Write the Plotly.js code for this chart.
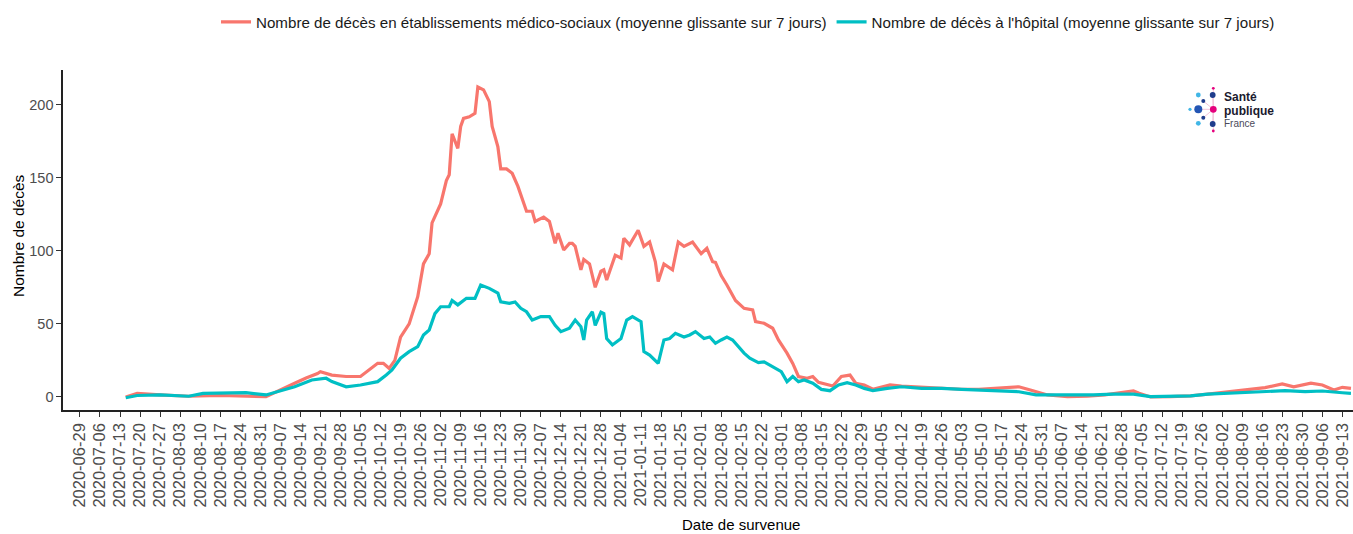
<!DOCTYPE html>
<html>
<head>
<meta charset="utf-8">
<script src="https://cdn.plot.ly/plotly-3.0.1.min.js"></script>
<style>
  html, body { margin: 0; padding: 0; background: #ffffff; }
  #chart { width: 1353px; height: 534px; }
</style>
</head>
<body>
<div id="chart"></div>
<script>
// ---- Data ----
const emsName = "Nombre de décès en établissements médico-sociaux (moyenne glissante sur 7 jours)";
const hospName = "Nombre de décès à l'hôpital (moyenne glissante sur 7 jours)";

const emsDates = [
  "2020-07-15","2020-07-19","2020-07-27","2020-08-06","2020-08-17","2020-08-27","2020-09-02","2020-09-12",
  "2020-09-16","2020-09-20","2020-09-21","2020-09-25","2020-09-30","2020-10-05","2020-10-07","2020-10-11",
  "2020-10-13","2020-10-15","2020-10-17","2020-10-19","2020-10-22","2020-10-25","2020-10-27","2020-10-29",
  "2020-10-30","2020-11-02","2020-11-04","2020-11-05","2020-11-06","2020-11-08","2020-11-09","2020-11-10",
  "2020-11-12","2020-11-14","2020-11-15","2020-11-17","2020-11-19","2020-11-20","2020-11-22","2020-11-23",
  "2020-11-25","2020-11-27","2020-11-29","2020-11-30","2020-12-02","2020-12-04","2020-12-05","2020-12-08",
  "2020-12-10","2020-12-12","2020-12-13","2020-12-15","2020-12-17","2020-12-18","2020-12-19","2020-12-21",
  "2020-12-22","2020-12-24","2020-12-26","2020-12-28","2020-12-29","2020-12-30","2021-01-02","2021-01-04",
  "2021-01-05","2021-01-07","2021-01-10","2021-01-12","2021-01-14","2021-01-16","2021-01-17","2021-01-19",
  "2021-01-22","2021-01-24","2021-01-26","2021-01-29","2021-02-01","2021-02-03","2021-02-05","2021-02-06",
  "2021-02-08","2021-02-10","2021-02-13","2021-02-16","2021-02-19","2021-02-20","2021-02-23","2021-02-26",
  "2021-02-28","2021-03-03","2021-03-05","2021-03-07","2021-03-10","2021-03-12","2021-03-14","2021-03-17",
  "2021-03-19","2021-03-22","2021-03-25","2021-03-27","2021-03-30","2021-04-02","2021-04-08","2021-04-12",
  "2021-04-19","2021-04-26","2021-05-03","2021-05-09","2021-05-16","2021-05-23","2021-05-27","2021-06-02",
  "2021-06-09","2021-06-16","2021-06-22","2021-06-29","2021-07-02","2021-07-04","2021-07-08","2021-07-15",
  "2021-07-22","2021-07-28","2021-08-04","2021-08-11","2021-08-17","2021-08-23","2021-08-27","2021-09-02",
  "2021-09-06","2021-09-10","2021-09-13","2021-09-16"
];
const emsValues = [
  0, 2.5, 1.5, 0.5, 1, 0.5, 0.2, 9.4,
  13, 16, 17.3, 15, 14, 14, 17, 23,
  23, 19.6, 25, 41, 50, 68.6, 91, 98,
  119, 132, 148, 152, 180, 170, 185, 190.5,
  191.6, 194, 212, 210, 202, 185, 171, 156,
  156, 153, 144, 138, 127, 127, 120, 123,
  120, 105, 112, 100.5, 105, 105, 103, 87,
  94, 91, 75, 86, 87, 80, 97, 95,
  108.5, 104, 114, 103, 106, 92.5, 79, 91,
  87, 106, 103, 106, 98, 101.7, 92.5, 92,
  83, 76.6, 66, 60.6, 59.5, 51.5, 50.4, 47,
  39, 30, 23, 14, 12.8, 14, 10, 8.5,
  7.5, 14, 15, 9.4, 8.2, 5.3, 8.2, 7.5,
  6.6, 5.9, 5.3, 5.3, 5.9, 7, 4.8, 1.4,
  0.2, 0.5, 1.4, 3.6, 4.1, 2.5, 0, 0.2,
  0.7, 2, 3.6, 5.3, 6.4, 8.9, 7, 9.4,
  8.2, 4.8, 6.6, 5.9
];

const hospDates = [
  "2020-07-15","2020-07-19","2020-07-27","2020-08-06","2020-08-11","2020-08-20","2020-08-26","2020-09-02",
  "2020-09-12","2020-09-18","2020-09-23","2020-09-25","2020-09-30","2020-10-05","2020-10-11","2020-10-14",
  "2020-10-16","2020-10-19","2020-10-22","2020-10-25","2020-10-27","2020-10-29","2020-10-31","2020-11-02",
  "2020-11-05","2020-11-06","2020-11-08","2020-11-11","2020-11-14","2020-11-16","2020-11-19","2020-11-22",
  "2020-11-23","2020-11-26","2020-11-28","2020-11-30","2020-12-02","2020-12-04","2020-12-07","2020-12-10",
  "2020-12-12","2020-12-14","2020-12-17","2020-12-19","2020-12-21","2020-12-22","2020-12-23","2020-12-25",
  "2020-12-26","2020-12-28","2020-12-29","2020-12-30","2021-01-01","2021-01-04","2021-01-06","2021-01-08",
  "2021-01-11","2021-01-12","2021-01-14","2021-01-17","2021-01-19","2021-01-21","2021-01-23","2021-01-26",
  "2021-01-28","2021-01-30","2021-02-02","2021-02-04","2021-02-06","2021-02-08","2021-02-10","2021-02-12",
  "2021-02-14","2021-02-16","2021-02-18","2021-02-21","2021-02-23","2021-02-26","2021-03-01","2021-03-03",
  "2021-03-05","2021-03-07","2021-03-09","2021-03-12","2021-03-15","2021-03-18","2021-03-21","2021-03-24",
  "2021-03-27","2021-03-30","2021-04-02","2021-04-07","2021-04-12","2021-04-19","2021-04-26","2021-05-03",
  "2021-05-09","2021-05-16","2021-05-23","2021-05-29","2021-06-05","2021-06-12","2021-06-18","2021-06-25",
  "2021-07-02","2021-07-08","2021-07-15","2021-07-22","2021-07-28","2021-08-04","2021-08-11","2021-08-17",
  "2021-08-24","2021-08-31","2021-09-06","2021-09-13","2021-09-16"
];
const hospValues = [
  -0.5, 1, 1.5, 0.5, 2.5, 2.5, 3, 1.4,
  7, 11.6, 12.8, 10.5, 7, 8.2, 10.5, 15,
  18.5, 26.5, 31, 34.4, 42.4, 45.8, 57, 61.7,
  61.7, 66, 63, 67.5, 67.5, 76.6, 74.3, 71,
  65, 64, 65, 60.6, 58.3, 52.6, 55, 55,
  49, 44.7, 47, 52.6, 48, 39, 52.6, 58.3,
  49, 58, 57, 40, 35.6, 40, 52.6, 55,
  51.5, 31, 28.7, 23, 39, 40, 43.5, 41,
  42.4, 44.7, 40, 41, 36.7, 39, 41, 39,
  34.4, 30, 26.5, 23.5, 24, 20.7, 17.3, 10.5,
  14, 10.5, 11.6, 9.4, 5.2, 4.3, 8.2, 9.8,
  8.2, 5.9, 4.3, 5.9, 7, 5.9, 5.9, 5.2,
  4.8, 4.1, 3.6, 1.4, 1.4, 1.4, 1.4, 2,
  2, 0.2, 0.2, 0.7, 2, 2.5, 3.2, 3.6,
  4.3, 3.6, 4.1, 2.9, 2.5
];

const yTickValues = [0, 50, 100, 150, 200];
const xTitle = "Date de survenue";
const yTitle = "Nombre de décès";

// ---- Layout helpers (pixel -> paper) ----
const W = 1353, H = 534;
const M = {l: 63, r: 0, t: 70, b: 124};
const PW = W - M.l - M.r, PH = H - M.t - M.b;
const px = x => (x - M.l) / PW;
const py = y => (H - M.b - y) / PH;

const FONT = "Liberation Sans, Arial, Helvetica, sans-serif";

const traces = [
  {x: emsDates, y: emsValues, name: emsName, type: "scatter", mode: "lines",
   line: {color: "#F8766D", width: 3.2}},
  {x: hospDates, y: hospValues, name: hospName, type: "scatter", mode: "lines",
   line: {color: "#00BFC4", width: 3.2}}
];

// Santé publique France logo (decoration)
const navy = "#1F3D8C", light = "#41B6E6", pink = "#E5007D", royal = "#2456B4";
const dots = [
  [1213.3, 88.3, 1.4, pink], [1212.7, 95, 2.9, navy], [1198.3, 95, 2.4, light],
  [1203.3, 101, 2.0, navy], [1190, 109.3, 1.6, light], [1198.3, 109.3, 4.0, royal],
  [1213.3, 109.3, 3.4, pink], [1203.3, 117.7, 2.0, navy], [1198.3, 123.3, 2.4, light],
  [1212.7, 124, 2.9, navy], [1213.3, 131, 1.4, pink]
];
const shapes = [];
const links = [[1213.3,88.3],[1212.7,95],[1203.3,101],[1198.3,109.3],[1203.3,117.7],[1212.7,124],[1213.3,131]];
links.forEach(p => shapes.push({type: "line", xref: "paper", yref: "paper",
  x0: px(1213.3), y0: py(109.3), x1: px(p[0]), y1: py(p[1]),
  line: {color: "#F3C3DA", width: 1}, layer: "above"}));
dots.forEach(d => shapes.push({type: "circle", xref: "paper", yref: "paper",
  x0: px(d[0] - d[2]), x1: px(d[0] + d[2]), y0: py(d[1] + d[2]), y1: py(d[1] - d[2]),
  fillcolor: d[3], line: {width: 0}, layer: "above"}));

const annotations = [
  {text: xTitle, xref: "paper", yref: "paper", x: px(741), y: py(524), xanchor: "center", yanchor: "middle",
   showarrow: false, font: {family: FONT, size: 15, color: "#000000"}},
  {text: yTitle, xref: "paper", yref: "paper", x: px(18), y: py(236), xanchor: "center", yanchor: "middle",
   textangle: -90, showarrow: false, font: {family: FONT, size: 15.5, color: "#000000"}},
  {text: "<b>Santé</b>", xref: "paper", yref: "paper", x: px(1222), y: py(97), xanchor: "left", yanchor: "middle",
   showarrow: false, font: {family: FONT, size: 12, color: "#1a1a2e"}},
  {text: "<b>publique</b>", xref: "paper", yref: "paper", x: px(1222), y: py(110.5), xanchor: "left", yanchor: "middle",
   showarrow: false, font: {family: FONT, size: 12, color: "#1a1a2e"}},
  {text: "France", xref: "paper", yref: "paper", x: px(1222), y: py(123.5), xanchor: "left", yanchor: "middle",
   showarrow: false, font: {family: FONT, size: 10, color: "#4a4a5a"}}
];

const layout = {
  width: W, height: H,
  margin: {l: M.l, r: M.r, t: M.t, b: M.b, pad: 0},
  paper_bgcolor: "#ffffff", plot_bgcolor: "#ffffff",
  font: {family: FONT, color: "#000000"},
  showlegend: true,
  legend: {orientation: "h", x: px(216), xanchor: "left", y: py(22), yanchor: "middle",
           font: {family: FONT, size: 15.15, color: "#1a1a1a"}, bgcolor: "rgba(0,0,0,0)",
           borderwidth: 0, itemwidth: 30},
  xaxis: {
    type: "date",
    range: ["2020-06-23 02:00", "2021-09-16 17:00"],
    tick0: "2020-06-29", dtick: 7 * 86400000, tickformat: "%Y-%m-%d",
    tickangle: -90, ticks: "outside", ticklen: 5, tickwidth: 1, tickcolor: "#333333",
    showline: true, linecolor: "#222222", linewidth: 1.6,
    showgrid: false, zeroline: false,
    tickfont: {family: FONT, size: 16.5, color: "#4D4D4D"},
    automargin: false, fixedrange: true
  },
  yaxis: {
    range: [-8.9, 223.6],
    tickmode: "array", tickvals: yTickValues, ticktext: yTickValues.map(String),
    ticks: "outside", ticklen: 5, tickwidth: 1, tickcolor: "#333333",
    showline: true, linecolor: "#222222", linewidth: 1.6,
    showgrid: false, zeroline: false,
    tickfont: {family: FONT, size: 14.5, color: "#4D4D4D"},
    automargin: false, fixedrange: true
  },
  shapes: shapes,
  annotations: annotations
};

Plotly.newPlot("chart", traces, layout, {staticPlot: true, displayModeBar: false});
</script>
</body>
</html>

Given exercise: Report the number of lines in the listing where the string "chart" appears, and nothing besides.

Task response: 4